— Да, друзья, мне сегодня лучше, но я все-таки знаю, что мой конец близок. Когда я умру, вы вернетесь в Европу, увидите родных, друзей и будете счастливы. Увижу и я моих храбрых в Елисейских полях. Клебер, Дезэ, Бессьер, Дюрок, Ней, Мюрат, Массена, Бертье, — все выйдут ко мне навстречу, заговорят со мной о том, что мы сделали вместе, и снова сойдут с ума от восторга, от славы. Мы будем беседовать о наших войнах — с Ганнибалами, Сципионами, Цезарями, Фридрихами… И какая будет радость! Только бы там, на небе, не испугались такому собранию воинов! — прибавил, смеясь.[1127]

Вошел Арнотт. Император сказал и ему, что чувствует себя бодрее.

— А все-таки, доктор, дело сделано, удар нанесен, я умираю, — продолжал, помолчав, уже другим, торжественным голосом. — Подойдите, Бертран, я буду говорить, а вы переводите господину Арнотту на английский язык, слово в слово.

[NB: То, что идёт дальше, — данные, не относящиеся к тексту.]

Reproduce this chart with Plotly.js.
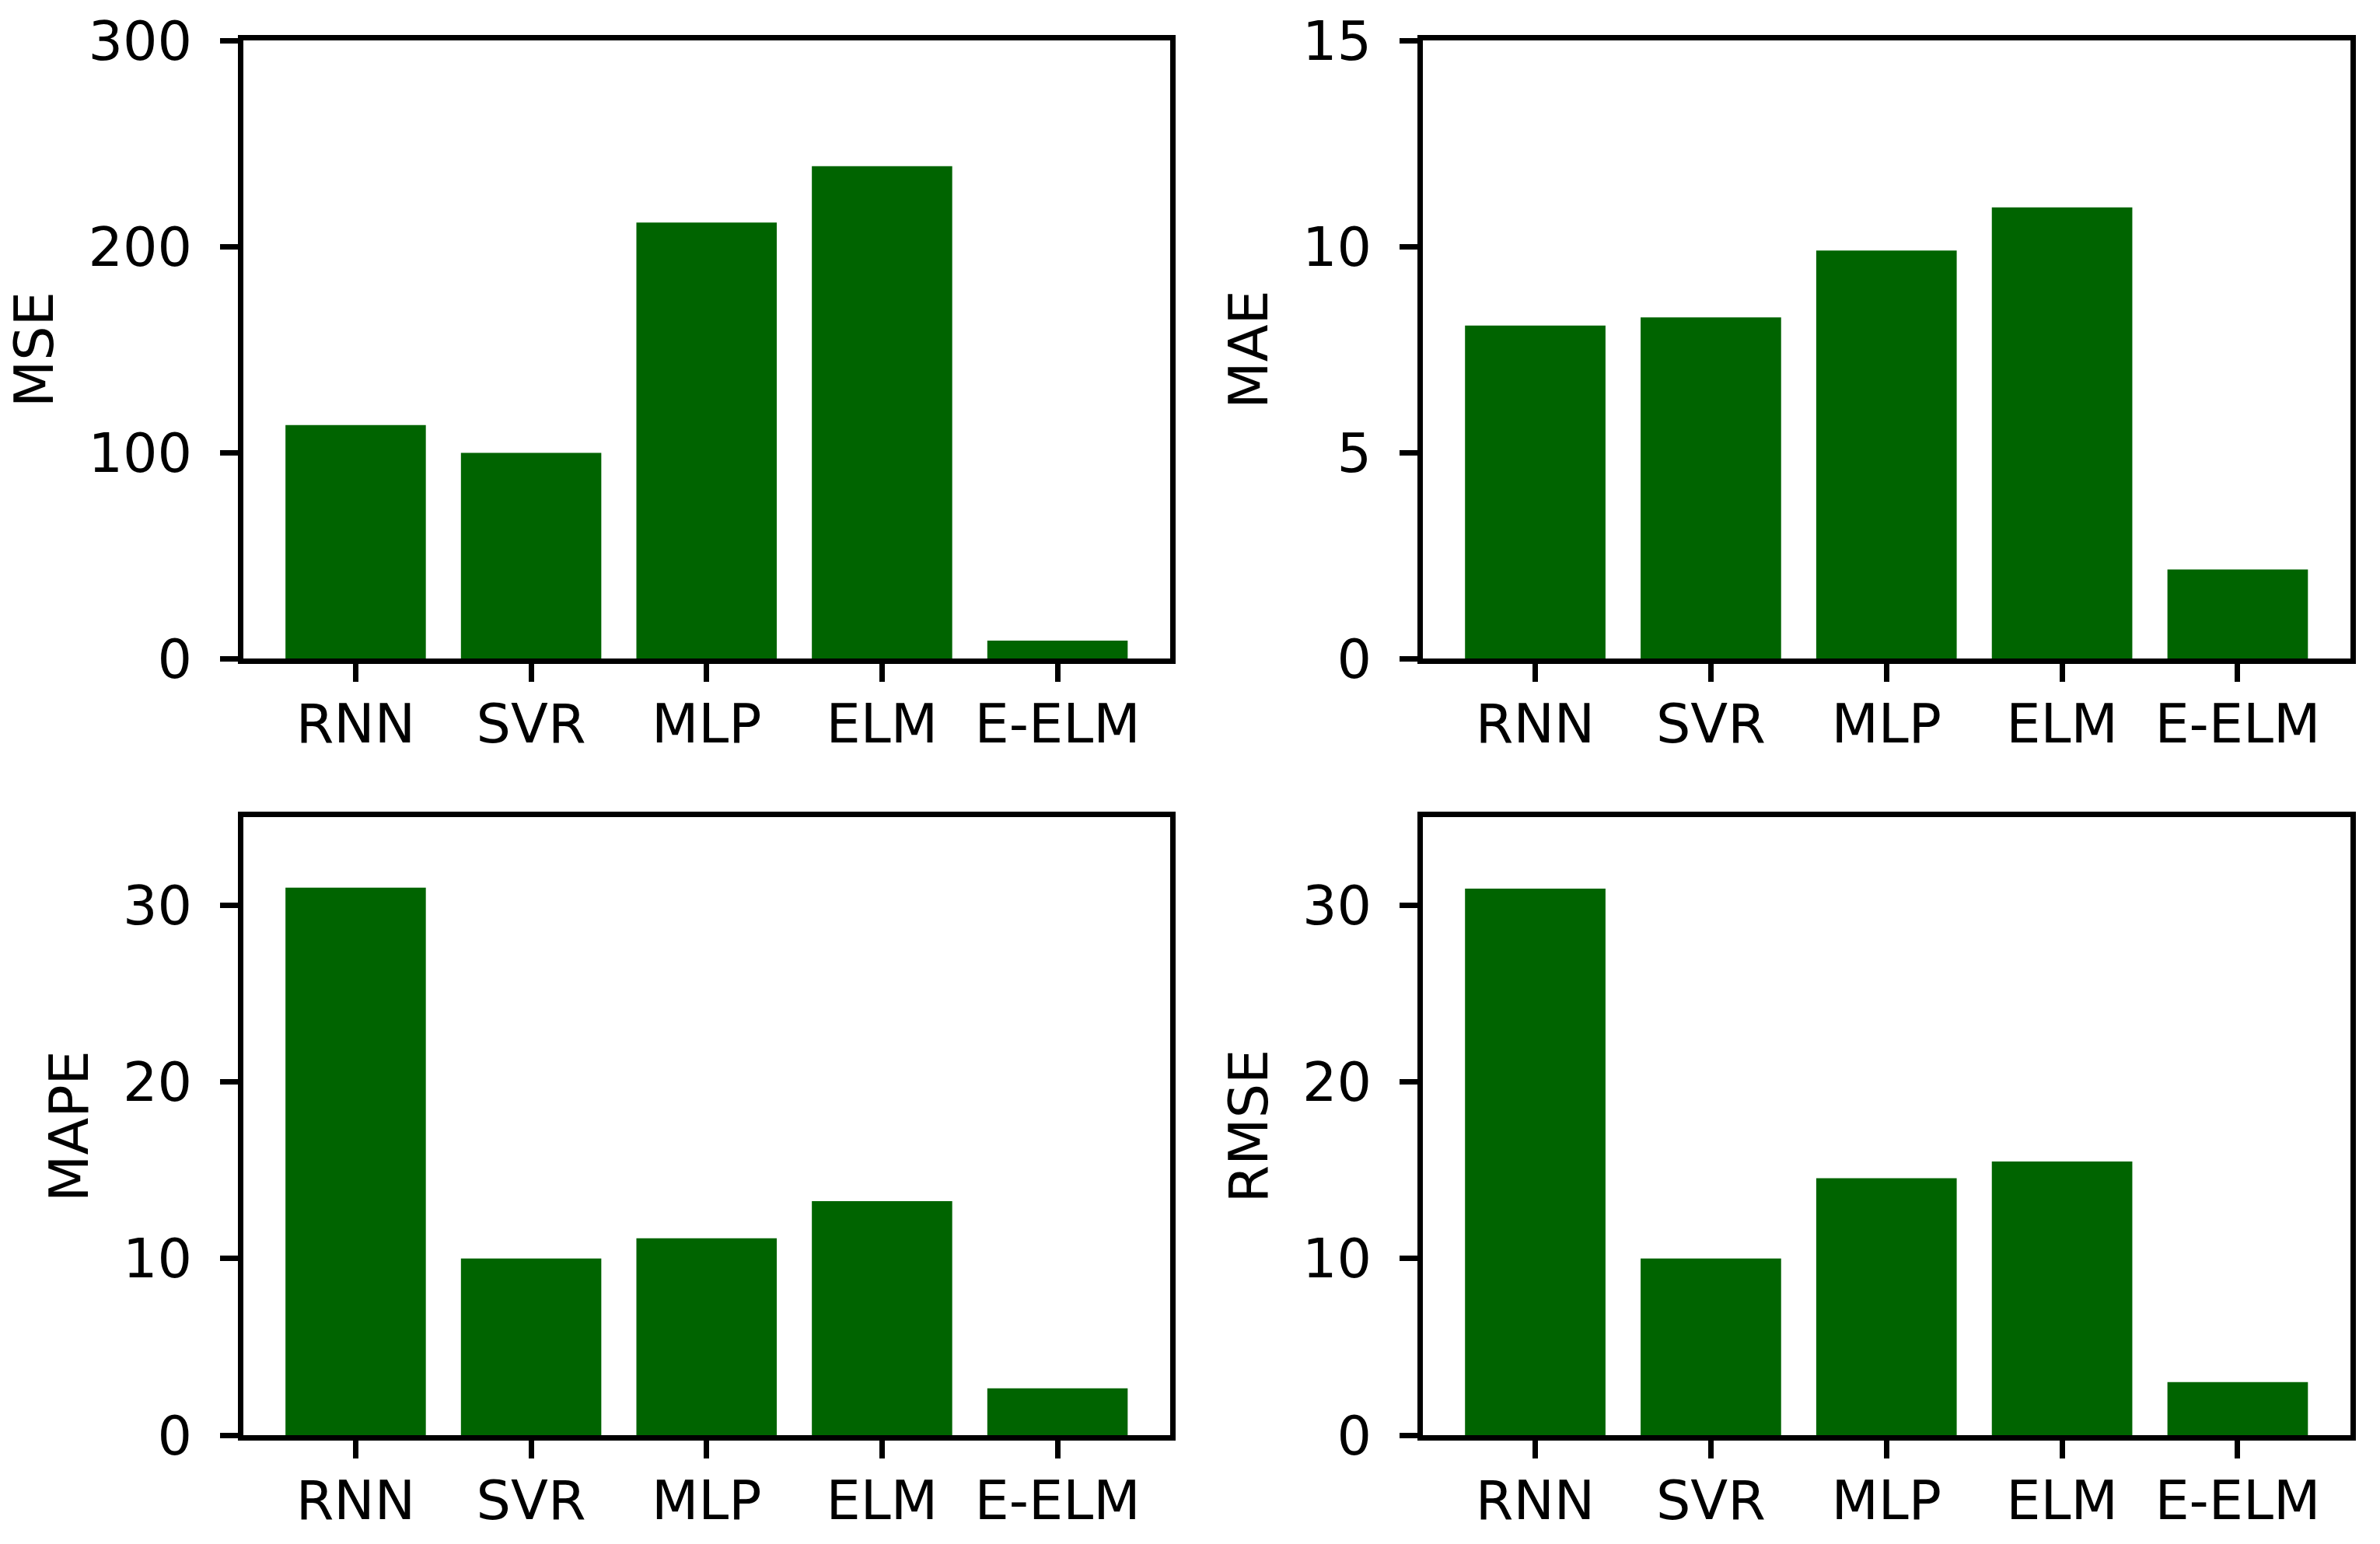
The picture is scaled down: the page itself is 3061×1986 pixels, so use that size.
<!DOCTYPE html>
<html>
<head>
<meta charset="utf-8">
<script src="https://cdn.plot.ly/plotly-3.0.1.min.js"></script>
<style>html,body{margin:0;padding:0;background:#fff;}#chart{width:3061px;height:1986px;}</style>
</head>
<body>
<div id="chart"></div>
<script>
const categories = ["RNN", "SVR", "MLP", "ELM", "E-ELM"];
const mseValues  = [113.3, 99.8, 211.6, 239.0, 8.7];
const maeValues  = [8.08, 8.28, 9.90, 10.95, 2.16];
const mapeValues = [31.0, 10.0, 11.15, 13.25, 2.65];
const rmseValues = [30.95, 10.0, 14.55, 15.5, 3.0];

const mseTicks  = [0, 100, 200, 300];
const maeTicks  = [0, 5, 10, 15];
const mapeTicks = [0, 10, 20, 30];
const rmseTicks = [0, 10, 20, 30];

const barColor = "#006400";
const FONT = "DejaVu Sans";
const FS = 70;
const LW = 7;

function bar(vals, xa, ya) {
  return {type: "bar", x: categories, y: vals, xaxis: xa, yaxis: ya,
          marker: {color: barColor, line: {width: 0}}, hoverinfo: "x+y"};
}
const data = [
  bar(mseValues, "x", "y"),
  bar(maeValues, "x2", "y2"),
  bar(mapeValues, "x3", "y3"),
  bar(rmseValues, "x4", "y4")
];

const W = 3061, H = 1986;
const colL = [313 / W, 1504.5 / W];
const colR = [1830 / W, 3022.5 / W];
const rowT = [1 - 847 / H, 1 - 52 / H];
const rowB = [1 - 1846 / H, 1 - 1051 / H];

function xax(dom, anchor) {
  return {domain: dom, anchor: anchor, type: "category", range: [-0.64, 4.64],
          showline: true, linewidth: LW, linecolor: "black", mirror: true,
          ticks: "outside", ticklen: 23, tickwidth: LW, tickcolor: "black",
          ticklabelstandoff: -6,
          showgrid: false, zeroline: false, fixedrange: true,
          tickfont: {family: FONT, size: FS, color: "black"}};
}
function yax(dom, anchor, range, tv, title) {
  return {domain: dom, anchor: anchor, range: range, tickmode: "array", tickvals: tv,
          ticktext: tv.map(String),
          showline: true, linewidth: LW, linecolor: "black", mirror: true,
          ticks: "outside", ticklen: 23, tickwidth: LW, tickcolor: "black",
          ticklabelstandoff: 22,
          showgrid: false, zeroline: false, fixedrange: true,
          tickfont: {family: FONT, size: FS, color: "black"},
          title: {text: title, font: {family: FONT, size: FS, color: "black"}, standoff: 24}};
}

const layout = {
  width: W, height: H,
  margin: {l: 0, r: 0, t: 0, b: 0},
  paper_bgcolor: "white", plot_bgcolor: "white",
  showlegend: false, bargap: 0.2,
  font: {family: FONT, size: FS, color: "black"},
  xaxis:  xax(colL, "y"),
  yaxis:  yax(rowT, "x", [0, 300], mseTicks, "MSE"),
  xaxis2: xax(colR, "y2"),
  yaxis2: yax(rowT, "x2", [0, 15], maeTicks, "MAE"),
  xaxis3: xax(colL, "y3"),
  yaxis3: yax(rowB, "x3", [0, 35], mapeTicks, "MAPE"),
  xaxis4: xax(colR, "y4"),
  yaxis4: yax(rowB, "x4", [0, 35], rmseTicks, "RMSE")
};

Plotly.newPlot("chart", data, layout, {displayModeBar: false, staticPlot: true});
</script>
</body>
</html>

Перечислив все обманы, насилия, злодейства, предательства Англии, кончил:

— Вы меня убили, и, умирая на этой ужасной скале, я завещаю позор и ужас смерти царствующему дому Англии![1128]

К вечеру опять сделалось хуже, впал в изнеможение, почти обморок.

Несколько дней назад начал писать завещание и теперь продолжал. Только что был в силах, звал Монтолона и Маршана, запирался с ними на ключ, садился в постели и, держа в одной руке папку с листом бумаги, другой — писал. Когда, после тошноты и рвоты, делался потрясающий озноб, Маршан кутал леденевшие ноги его в горячие салфетки.

— Отдохнули бы, ваше величество, — говорил Монтолон.

— Нет, сын мой, я чувствую, что надо спешить.[1129]

Если очень слабел, выпивал рюмку крепкого Констанцского вина, «масла на огонь», по слову Арнотта; и продолжал писать.[1130]